When it comes to riding your bike, silence is golden. If your bicycle is striking up a band of unusual noises, it may be trying to tell you something. And it’s important to listen, because mechanical problems can cause hassles on your bike ride, or worse, endanger your safety on the road. Here’s what to listen for:
Squeaky brakes are generally not a sign of an unsafe condition but more an annoyance.
- Old brake pads: The first thing to check is the condition of your brake pads. Is the rubber on the pads as old as your vintage bike? Is it hard as a rock? If so, it’s a good time to get some fresh pads for your brakes.
- Brake pad angle: Next up, check the angle of your brake pads in relation to your rims. They should be “toed in.” This means the front of the pad should be angled slightly closer to the rim than the back as if both pads formed an arrow pointing forward. On most modern brake pads you can adjust this by loosening the nut that fastens the pads and realigning the pads. On old brake calipers found on 10-speeds from the 80’s and earlier, you can actually bend the arm of the brake with an adjustable wrench to angle the pad forward. Just exercise a bit of care when using this method.
- Glaze on rims: Lastly, check your rims. Over time, the brake pads leave a glaze which can cause squeals. Break that off by running fine-grit sandpaper or emery cloth on the braking surface. Follow up the sanding with a good cleaning using a bit of rubbing alcohol and a rag. This should only be done on aluminum rims, not steel. Use a magnet if you are unsure which type you have.
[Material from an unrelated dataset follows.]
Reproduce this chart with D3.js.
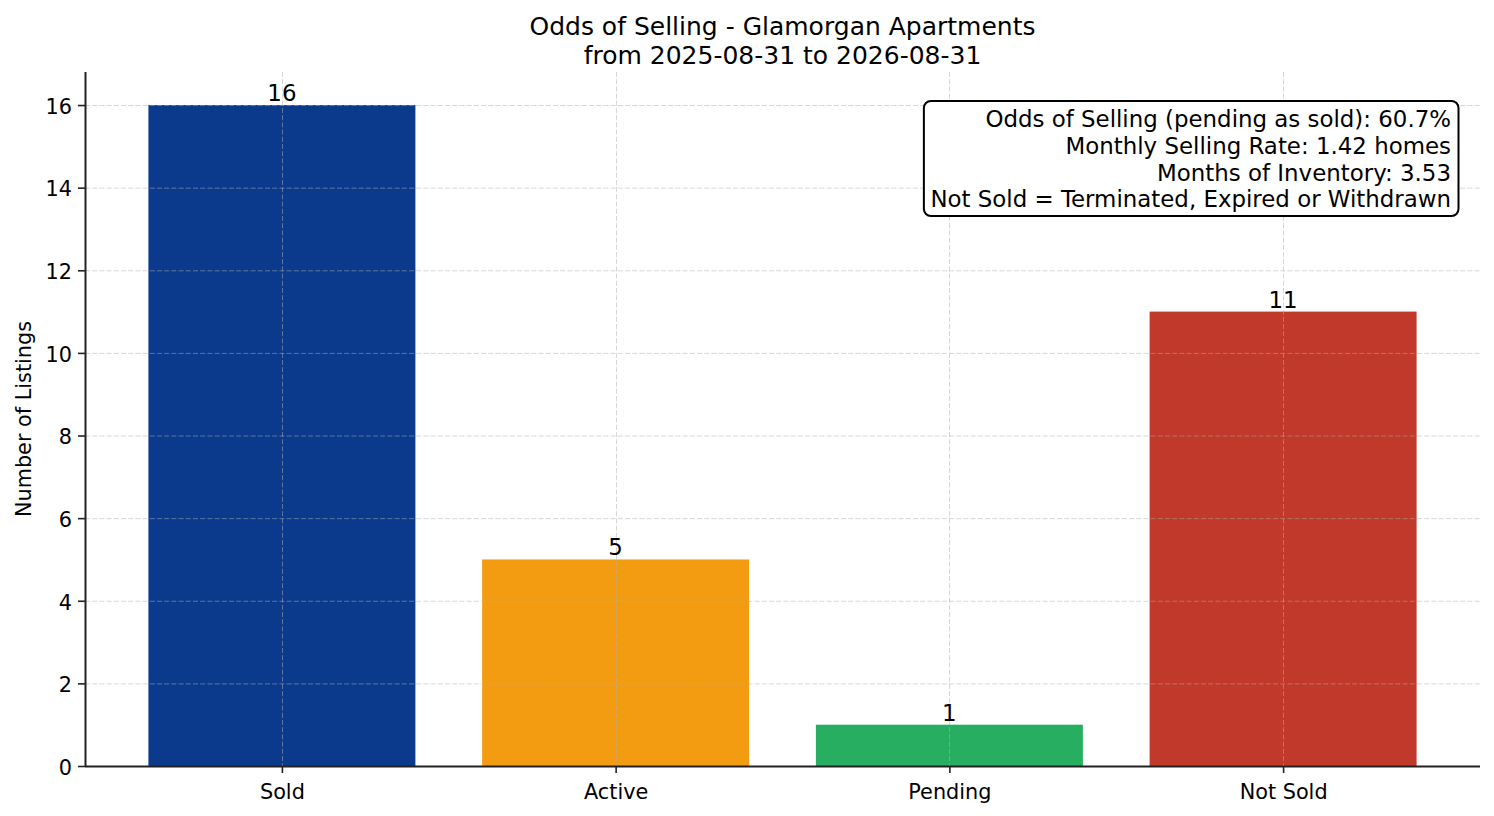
<!DOCTYPE html>
<html>
<head>
<meta charset="utf-8">
<script src="https://cdn.jsdelivr.net/npm/d3@7"></script>
<style>
  html, body { margin: 0; padding: 0; background: #fff; }
  svg { display: block; font-family: "DejaVu Sans", sans-serif; }
</style>
</head>
<body>
<div id="chart"></div>
<script>
"use strict";

const categories = ["Sold", "Active", "Pending", "Not Sold"];
const counts = [16, 5, 1, 11];
const barColors = ["#0b3a8c", "#f39c12", "#27ae60", "#c0392b"];
const yTicks = [0, 2, 4, 6, 8, 10, 12, 14, 16];
const titleLines = ["Odds of Selling - Glamorgan Apartments", "from 2025-08-31 to 2026-08-31"];
const infoLines = [
  "Odds of Selling (pending as sold): 60.7%",
  "Monthly Selling Rate: 1.42 homes",
  "Months of Inventory: 3.53",
  "Not Sold = Terminated, Expired or Withdrawn"
];

const W = 1494, H = 816;
// plot area edges (note: "top" clashes with window.top)
const plotL = 85, plotR = 1480, plotT = 72, plotB = 766;

const svg = d3.select("#chart").append("svg")
  .attr("width", W)
  .attr("height", H);

// x in bar-index units, with matplotlib-like margins
const x = d3.scaleLinear().domain([-0.59, 3.59]).range([plotL, plotR]);
const y = d3.scaleLinear().domain([0, 16.8]).range([plotB, plotT]);
const barW = x(0.8) - x(0);

// bars
svg.append("g")
  .selectAll("rect")
  .data(counts)
  .enter()
  .append("rect")
  .attr("x", (d, i) => x(i) - barW / 2)
  .attr("y", (d) => y(d))
  .attr("width", barW)
  .attr("height", (d) => y(0) - y(d))
  .attr("fill", (d, i) => barColors[i]);

// grid (drawn over the bars, like the reference)
const grid = svg.append("g")
  .attr("stroke", "#b0b0b0")
  .attr("stroke-opacity", 0.5)
  .attr("stroke-width", 1)
  .attr("stroke-dasharray", "5,2.2");

grid.selectAll("line.h")
  .data(yTicks)
  .enter()
  .append("line")
  .attr("x1", plotL)
  .attr("x2", plotR)
  .attr("y1", (d) => y(d) + 0.5)
  .attr("y2", (d) => y(d) + 0.5);

grid.selectAll("line.v")
  .data(categories)
  .enter()
  .append("line")
  .attr("x1", (d, i) => Math.round(x(i)) + 0.5)
  .attr("x2", (d, i) => Math.round(x(i)) + 0.5)
  .attr("y1", plotT)
  .attr("y2", plotB);

// y axis
const yAxis = svg.append("g")
  .attr("transform", `translate(${plotL},0)`)
  .call(d3.axisLeft(y).tickValues(yTicks).tickSize(7).tickPadding(6).tickFormat(d3.format("d")));
yAxis.select(".domain").attr("stroke", "#222").attr("stroke-width", 2)
  .attr("d", `M0.5,${plotB}V${plotT}`);
yAxis.selectAll(".tick line").attr("stroke", "#222").attr("stroke-width", 1.6);
yAxis.selectAll(".tick text")
  .attr("font-size", "20.8px")
  .attr("font-family", "DejaVu Sans")
  .attr("fill", "#000")
  .attr("dy", "0.4em");

// x axis
const xAxis = svg.append("g")
  .attr("transform", `translate(0,${plotB})`)
  .call(d3.axisBottom(x).tickValues([0, 1, 2, 3]).tickSize(7).tickPadding(11)
    .tickFormat((d) => categories[d]));
xAxis.select(".domain").attr("stroke", "#222").attr("stroke-width", 2)
  .attr("d", `M${plotL},0.5H${plotR}`);
xAxis.selectAll(".tick line").attr("stroke", "#222").attr("stroke-width", 1.6);
xAxis.selectAll(".tick text")
  .attr("font-size", "20.8px")
  .attr("font-family", "DejaVu Sans")
  .attr("fill", "#000");

// value labels
svg.append("g")
  .selectAll("text")
  .data(counts)
  .enter()
  .append("text")
  .attr("x", (d, i) => x(i))
  .attr("y", (d) => y(d) - 4)
  .attr("text-anchor", "middle")
  .attr("font-size", "22.9px")
  .attr("fill", "#000")
  .text((d) => d);

// y label
svg.append("text")
  .attr("transform", `translate(31,${(plotT + plotB) / 2}) rotate(-90)`)
  .attr("text-anchor", "middle")
  .attr("font-size", "20.8px")
  .text("Number of Listings");

// title
svg.append("g")
  .selectAll("text")
  .data(titleLines)
  .enter()
  .append("text")
  .attr("x", (plotL + plotR) / 2)
  .attr("y", (d, i) => 35 + i * 28.5)
  .attr("text-anchor", "middle")
  .attr("font-size", "25px")
  .text((d) => d);

// info box
const info = svg.append("g");
const box = info.append("rect");
const infoText = info.append("g");
infoText.selectAll("text")
  .data(infoLines)
  .enter()
  .append("text")
  .attr("x", 1451)
  .attr("y", (d, i) => 127 + i * 26.8)
  .attr("text-anchor", "end")
  .attr("font-size", "22.9px")
  .text((d) => d);

const bb = infoText.node().getBBox();
const pad = 7;
box.attr("x", bb.x - pad + 0.5)
  .attr("y", 101)
  .attr("width", bb.width + pad * 2)
  .attr("height", 216 - 101)
  .attr("rx", 7)
  .attr("fill", "#fff")
  .attr("stroke", "#000")
  .attr("stroke-width", 2);
</script>
</body>
</html>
If you have what sounds like chirping birds coming from your drivetrain as you pedal, there’s a good chance you are in need of a little lube. Also lube the bushings of the pulleys on your rear derailleur. Using chain lube, apply a few drops to the bolt at center of the pulleys as you spin your cranks backwards. This should take care of your chirps.
If your creaking when your cranking, it’s usually an issue with your bottom bracket or cranks. You can first try tightening your cranks by using either a 14mm socket or 8mm hex wrench, depending on the type of crank bolt you have. If this doesn’t help, you will most likely have to bring your bike to a shop and have a mechanic service your bottom bracket. He or she can remove the cranks and bottom bracket, clean, and re-grease threads in your frame and pedals, and reinstall tightly.
The Dreaded Ka-Chunk
If you hear a loud ka-chunk and feel a slip when starting from a stop or when pushing hard to go up a hill, congratulations, you have officially worn out your chain and cassette! What happens when your chain wears out is that the little rollers in the center of the chain get smaller and smaller making the space between them bigger and bigger. At the same time, the teeth on your freewheel or cassette (gears on back wheel) get pointier and the grooves between teeth get wider. This combinations makes it impossible for the chain to hold on to the teeth, causing slippage under pressure. Time to bring it into a shop for a fresh chain and cassette.
Remember, if you have concerns about strange sounds emanating from your bicycle, check with a trusted mechanic who can help you identify and fix the problem.